- INSTRUCTIONS TO FOLLOW -
Print the whole listing exactly.

____________________

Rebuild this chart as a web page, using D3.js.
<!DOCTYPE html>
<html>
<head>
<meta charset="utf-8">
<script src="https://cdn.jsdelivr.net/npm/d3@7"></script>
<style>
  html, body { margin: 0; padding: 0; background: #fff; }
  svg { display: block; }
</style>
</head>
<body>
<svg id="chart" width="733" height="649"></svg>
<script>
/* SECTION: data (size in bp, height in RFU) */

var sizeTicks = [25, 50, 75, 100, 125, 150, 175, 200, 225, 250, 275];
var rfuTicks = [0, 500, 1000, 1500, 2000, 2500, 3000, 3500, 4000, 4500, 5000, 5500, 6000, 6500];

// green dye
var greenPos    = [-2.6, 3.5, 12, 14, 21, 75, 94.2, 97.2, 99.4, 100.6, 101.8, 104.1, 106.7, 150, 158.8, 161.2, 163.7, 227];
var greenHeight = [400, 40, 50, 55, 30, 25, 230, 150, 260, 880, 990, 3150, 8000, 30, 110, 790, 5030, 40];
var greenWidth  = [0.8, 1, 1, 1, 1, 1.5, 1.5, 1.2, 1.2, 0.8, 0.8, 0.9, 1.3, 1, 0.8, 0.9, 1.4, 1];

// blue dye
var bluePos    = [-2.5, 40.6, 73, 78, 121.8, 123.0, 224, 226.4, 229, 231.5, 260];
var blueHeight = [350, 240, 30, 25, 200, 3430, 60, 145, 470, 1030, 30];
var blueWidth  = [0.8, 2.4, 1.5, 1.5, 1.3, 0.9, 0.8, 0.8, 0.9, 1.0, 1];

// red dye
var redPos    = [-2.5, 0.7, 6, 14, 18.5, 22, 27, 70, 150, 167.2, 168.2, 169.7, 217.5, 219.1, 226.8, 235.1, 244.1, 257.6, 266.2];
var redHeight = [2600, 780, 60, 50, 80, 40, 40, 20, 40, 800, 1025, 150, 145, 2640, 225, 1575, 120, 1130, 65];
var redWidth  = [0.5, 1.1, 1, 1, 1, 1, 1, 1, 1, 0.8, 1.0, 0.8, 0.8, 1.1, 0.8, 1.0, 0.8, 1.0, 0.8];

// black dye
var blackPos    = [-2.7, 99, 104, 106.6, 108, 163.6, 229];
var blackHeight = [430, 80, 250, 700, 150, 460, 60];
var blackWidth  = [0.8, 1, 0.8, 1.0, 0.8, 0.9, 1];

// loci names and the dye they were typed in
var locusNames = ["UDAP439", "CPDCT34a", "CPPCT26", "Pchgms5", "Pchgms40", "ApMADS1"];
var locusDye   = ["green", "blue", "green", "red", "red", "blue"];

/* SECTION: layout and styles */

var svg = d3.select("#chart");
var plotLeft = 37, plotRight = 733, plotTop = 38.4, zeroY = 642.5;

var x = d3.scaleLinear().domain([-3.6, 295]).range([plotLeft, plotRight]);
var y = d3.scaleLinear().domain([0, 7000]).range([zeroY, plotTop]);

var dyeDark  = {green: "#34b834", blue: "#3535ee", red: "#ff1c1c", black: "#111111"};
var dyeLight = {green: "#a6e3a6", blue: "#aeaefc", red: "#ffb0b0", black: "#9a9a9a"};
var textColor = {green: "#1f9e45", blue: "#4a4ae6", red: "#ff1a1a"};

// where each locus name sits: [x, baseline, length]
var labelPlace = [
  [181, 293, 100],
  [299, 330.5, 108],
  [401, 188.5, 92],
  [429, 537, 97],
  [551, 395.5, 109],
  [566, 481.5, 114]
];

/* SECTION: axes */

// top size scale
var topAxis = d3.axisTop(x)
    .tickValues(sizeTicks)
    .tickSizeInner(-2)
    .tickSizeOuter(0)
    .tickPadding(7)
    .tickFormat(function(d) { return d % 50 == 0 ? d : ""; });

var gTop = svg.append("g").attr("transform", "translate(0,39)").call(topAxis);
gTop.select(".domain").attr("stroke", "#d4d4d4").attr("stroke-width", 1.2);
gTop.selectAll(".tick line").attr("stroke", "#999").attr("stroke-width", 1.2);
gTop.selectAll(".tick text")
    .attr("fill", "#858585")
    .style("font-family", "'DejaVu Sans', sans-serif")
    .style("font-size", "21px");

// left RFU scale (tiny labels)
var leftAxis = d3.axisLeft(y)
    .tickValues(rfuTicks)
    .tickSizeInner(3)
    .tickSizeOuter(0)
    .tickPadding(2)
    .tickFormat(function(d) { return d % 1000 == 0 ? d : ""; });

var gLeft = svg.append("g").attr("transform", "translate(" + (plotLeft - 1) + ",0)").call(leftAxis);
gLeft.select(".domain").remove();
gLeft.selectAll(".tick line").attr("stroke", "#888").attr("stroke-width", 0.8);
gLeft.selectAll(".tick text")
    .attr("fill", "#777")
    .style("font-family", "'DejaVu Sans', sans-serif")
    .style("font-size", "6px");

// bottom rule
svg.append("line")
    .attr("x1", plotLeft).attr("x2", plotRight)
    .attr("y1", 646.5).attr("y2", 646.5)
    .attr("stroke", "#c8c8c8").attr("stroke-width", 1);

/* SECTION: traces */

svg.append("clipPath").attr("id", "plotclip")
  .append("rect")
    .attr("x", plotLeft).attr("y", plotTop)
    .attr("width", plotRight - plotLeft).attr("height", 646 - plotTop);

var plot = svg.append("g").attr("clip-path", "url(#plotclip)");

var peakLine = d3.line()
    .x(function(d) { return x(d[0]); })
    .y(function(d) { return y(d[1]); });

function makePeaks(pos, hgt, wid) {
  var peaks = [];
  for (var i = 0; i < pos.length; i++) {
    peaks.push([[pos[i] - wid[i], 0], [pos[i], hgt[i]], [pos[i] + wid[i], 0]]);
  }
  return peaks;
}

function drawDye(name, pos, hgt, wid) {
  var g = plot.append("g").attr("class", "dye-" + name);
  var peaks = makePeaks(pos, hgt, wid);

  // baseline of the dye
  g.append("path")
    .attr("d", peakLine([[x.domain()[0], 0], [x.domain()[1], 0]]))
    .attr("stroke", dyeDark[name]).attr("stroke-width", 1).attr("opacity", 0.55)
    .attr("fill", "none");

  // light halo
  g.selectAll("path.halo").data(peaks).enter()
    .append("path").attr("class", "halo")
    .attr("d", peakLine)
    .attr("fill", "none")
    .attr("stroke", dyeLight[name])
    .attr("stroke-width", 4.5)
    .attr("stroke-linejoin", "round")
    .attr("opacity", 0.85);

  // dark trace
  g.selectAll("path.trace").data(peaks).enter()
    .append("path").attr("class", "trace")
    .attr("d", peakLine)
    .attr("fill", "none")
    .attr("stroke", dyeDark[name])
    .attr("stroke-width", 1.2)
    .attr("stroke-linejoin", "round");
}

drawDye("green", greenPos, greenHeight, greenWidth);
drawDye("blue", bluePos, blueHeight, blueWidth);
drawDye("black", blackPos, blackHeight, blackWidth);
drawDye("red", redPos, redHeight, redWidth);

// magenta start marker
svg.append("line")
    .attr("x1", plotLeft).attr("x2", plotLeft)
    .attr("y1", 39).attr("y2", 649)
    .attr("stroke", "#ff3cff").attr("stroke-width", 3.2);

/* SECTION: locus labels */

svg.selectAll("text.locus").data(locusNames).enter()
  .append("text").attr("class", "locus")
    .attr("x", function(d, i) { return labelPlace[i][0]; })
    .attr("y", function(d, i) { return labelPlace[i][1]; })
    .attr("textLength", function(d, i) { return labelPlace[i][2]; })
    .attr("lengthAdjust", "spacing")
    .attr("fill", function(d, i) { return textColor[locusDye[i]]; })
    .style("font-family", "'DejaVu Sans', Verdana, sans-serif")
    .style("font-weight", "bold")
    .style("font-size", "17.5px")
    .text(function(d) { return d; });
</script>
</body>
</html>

____________________

- OUTPUT BELOW -
Rebuild this chart as a web page, using D3.js.
<!DOCTYPE html>
<html>
<head>
<meta charset="utf-8">
<script src="https://cdn.jsdelivr.net/npm/d3@7"></script>
<style>
  html, body { margin: 0; padding: 0; background: #fff; }
  svg { display: block; }
</style>
</head>
<body>
<svg id="chart" width="733" height="649"></svg>
<script>
/* SECTION: data (size in bp, height in RFU) */

var sizeTicks = [25, 50, 75, 100, 125, 150, 175, 200, 225, 250, 275];
var rfuTicks = [0, 500, 1000, 1500, 2000, 2500, 3000, 3500, 4000, 4500, 5000, 5500, 6000, 6500];

// green dye
var greenPos    = [-2.6, 3.5, 12, 14, 21, 75, 94.2, 97.2, 99.4, 100.6, 101.8, 104.1, 106.7, 150, 158.8, 161.2, 163.7, 227];
var greenHeight = [400, 40, 50, 55, 30, 25, 230, 150, 260, 880, 990, 3150, 8000, 30, 110, 790, 5030, 40];
var greenWidth  = [0.8, 1, 1, 1, 1, 1.5, 1.5, 1.2, 1.2, 0.8, 0.8, 0.9, 1.3, 1, 0.8, 0.9, 1.4, 1];

// blue dye
var bluePos    = [-2.5, 40.6, 73, 78, 121.8, 123.0, 224, 226.4, 229, 231.5, 260];
var blueHeight = [350, 240, 30, 25, 200, 3430, 60, 145, 470, 1030, 30];
var blueWidth  = [0.8, 2.4, 1.5, 1.5, 1.3, 0.9, 0.8, 0.8, 0.9, 1.0, 1];

// red dye
var redPos    = [-2.5, 0.7, 6, 14, 18.5, 22, 27, 70, 150, 167.2, 168.2, 169.7, 217.5, 219.1, 226.8, 235.1, 244.1, 257.6, 266.2];
var redHeight = [2600, 780, 60, 50, 80, 40, 40, 20, 40, 800, 1025, 150, 145, 2640, 225, 1575, 120, 1130, 65];
var redWidth  = [0.5, 1.1, 1, 1, 1, 1, 1, 1, 1, 0.8, 1.0, 0.8, 0.8, 1.1, 0.8, 1.0, 0.8, 1.0, 0.8];

// black dye
var blackPos    = [-2.7, 99, 104, 106.6, 108, 163.6, 229];
var blackHeight = [430, 80, 250, 700, 150, 460, 60];
var blackWidth  = [0.8, 1, 0.8, 1.0, 0.8, 0.9, 1];

// loci names and the dye they were typed in
var locusNames = ["UDAP439", "CPDCT34a", "CPPCT26", "Pchgms5", "Pchgms40", "ApMADS1"];
var locusDye   = ["green", "blue", "green", "red", "red", "blue"];

/* SECTION: layout and styles */

var svg = d3.select("#chart");
var plotLeft = 37, plotRight = 733, plotTop = 38.4, zeroY = 642.5;

var x = d3.scaleLinear().domain([-3.6, 295]).range([plotLeft, plotRight]);
var y = d3.scaleLinear().domain([0, 7000]).range([zeroY, plotTop]);

var dyeDark  = {green: "#34b834", blue: "#3535ee", red: "#ff1c1c", black: "#111111"};
var dyeLight = {green: "#a6e3a6", blue: "#aeaefc", red: "#ffb0b0", black: "#9a9a9a"};
var textColor = {green: "#1f9e45", blue: "#4a4ae6", red: "#ff1a1a"};

// where each locus name sits: [x, baseline, length]
var labelPlace = [
  [181, 293, 100],
  [299, 330.5, 108],
  [401, 188.5, 92],
  [429, 537, 97],
  [551, 395.5, 109],
  [566, 481.5, 114]
];

/* SECTION: axes */

// top size scale
var topAxis = d3.axisTop(x)
    .tickValues(sizeTicks)
    .tickSizeInner(-2)
    .tickSizeOuter(0)
    .tickPadding(7)
    .tickFormat(function(d) { return d % 50 == 0 ? d : ""; });

var gTop = svg.append("g").attr("transform", "translate(0,39)").call(topAxis);
gTop.select(".domain").attr("stroke", "#d4d4d4").attr("stroke-width", 1.2);
gTop.selectAll(".tick line").attr("stroke", "#999").attr("stroke-width", 1.2);
gTop.selectAll(".tick text")
    .attr("fill", "#858585")
    .style("font-family", "'DejaVu Sans', sans-serif")
    .style("font-size", "21px");

// left RFU scale (tiny labels)
var leftAxis = d3.axisLeft(y)
    .tickValues(rfuTicks)
    .tickSizeInner(3)
    .tickSizeOuter(0)
    .tickPadding(2)
    .tickFormat(function(d) { return d % 1000 == 0 ? d : ""; });

var gLeft = svg.append("g").attr("transform", "translate(" + (plotLeft - 1) + ",0)").call(leftAxis);
gLeft.select(".domain").remove();
gLeft.selectAll(".tick line").attr("stroke", "#888").attr("stroke-width", 0.8);
gLeft.selectAll(".tick text")
    .attr("fill", "#777")
    .style("font-family", "'DejaVu Sans', sans-serif")
    .style("font-size", "6px");

// bottom rule
svg.append("line")
    .attr("x1", plotLeft).attr("x2", plotRight)
    .attr("y1", 646.5).attr("y2", 646.5)
    .attr("stroke", "#c8c8c8").attr("stroke-width", 1);

/* SECTION: traces */

svg.append("clipPath").attr("id", "plotclip")
  .append("rect")
    .attr("x", plotLeft).attr("y", plotTop)
    .attr("width", plotRight - plotLeft).attr("height", 646 - plotTop);

var plot = svg.append("g").attr("clip-path", "url(#plotclip)");

var peakLine = d3.line()
    .x(function(d) { return x(d[0]); })
    .y(function(d) { return y(d[1]); });

function makePeaks(pos, hgt, wid) {
  var peaks = [];
  for (var i = 0; i < pos.length; i++) {
    peaks.push([[pos[i] - wid[i], 0], [pos[i], hgt[i]], [pos[i] + wid[i], 0]]);
  }
  return peaks;
}

function drawDye(name, pos, hgt, wid) {
  var g = plot.append("g").attr("class", "dye-" + name);
  var peaks = makePeaks(pos, hgt, wid);

  // baseline of the dye
  g.append("path")
    .attr("d", peakLine([[x.domain()[0], 0], [x.domain()[1], 0]]))
    .attr("stroke", dyeDark[name]).attr("stroke-width", 1).attr("opacity", 0.55)
    .attr("fill", "none");

  // light halo
  g.selectAll("path.halo").data(peaks).enter()
    .append("path").attr("class", "halo")
    .attr("d", peakLine)
    .attr("fill", "none")
    .attr("stroke", dyeLight[name])
    .attr("stroke-width", 4.5)
    .attr("stroke-linejoin", "round")
    .attr("opacity", 0.85);

  // dark trace
  g.selectAll("path.trace").data(peaks).enter()
    .append("path").attr("class", "trace")
    .attr("d", peakLine)
    .attr("fill", "none")
    .attr("stroke", dyeDark[name])
    .attr("stroke-width", 1.2)
    .attr("stroke-linejoin", "round");
}

drawDye("green", greenPos, greenHeight, greenWidth);
drawDye("blue", bluePos, blueHeight, blueWidth);
drawDye("black", blackPos, blackHeight, blackWidth);
drawDye("red", redPos, redHeight, redWidth);

// magenta start marker
svg.append("line")
    .attr("x1", plotLeft).attr("x2", plotLeft)
    .attr("y1", 39).attr("y2", 649)
    .attr("stroke", "#ff3cff").attr("stroke-width", 3.2);

/* SECTION: locus labels */

svg.selectAll("text.locus").data(locusNames).enter()
  .append("text").attr("class", "locus")
    .attr("x", function(d, i) { return labelPlace[i][0]; })
    .attr("y", function(d, i) { return labelPlace[i][1]; })
    .attr("textLength", function(d, i) { return labelPlace[i][2]; })
    .attr("lengthAdjust", "spacing")
    .attr("fill", function(d, i) { return textColor[locusDye[i]]; })
    .style("font-family", "'DejaVu Sans', Verdana, sans-serif")
    .style("font-weight", "bold")
    .style("font-size", "17.5px")
    .text(function(d) { return d; });
</script>
</body>
</html>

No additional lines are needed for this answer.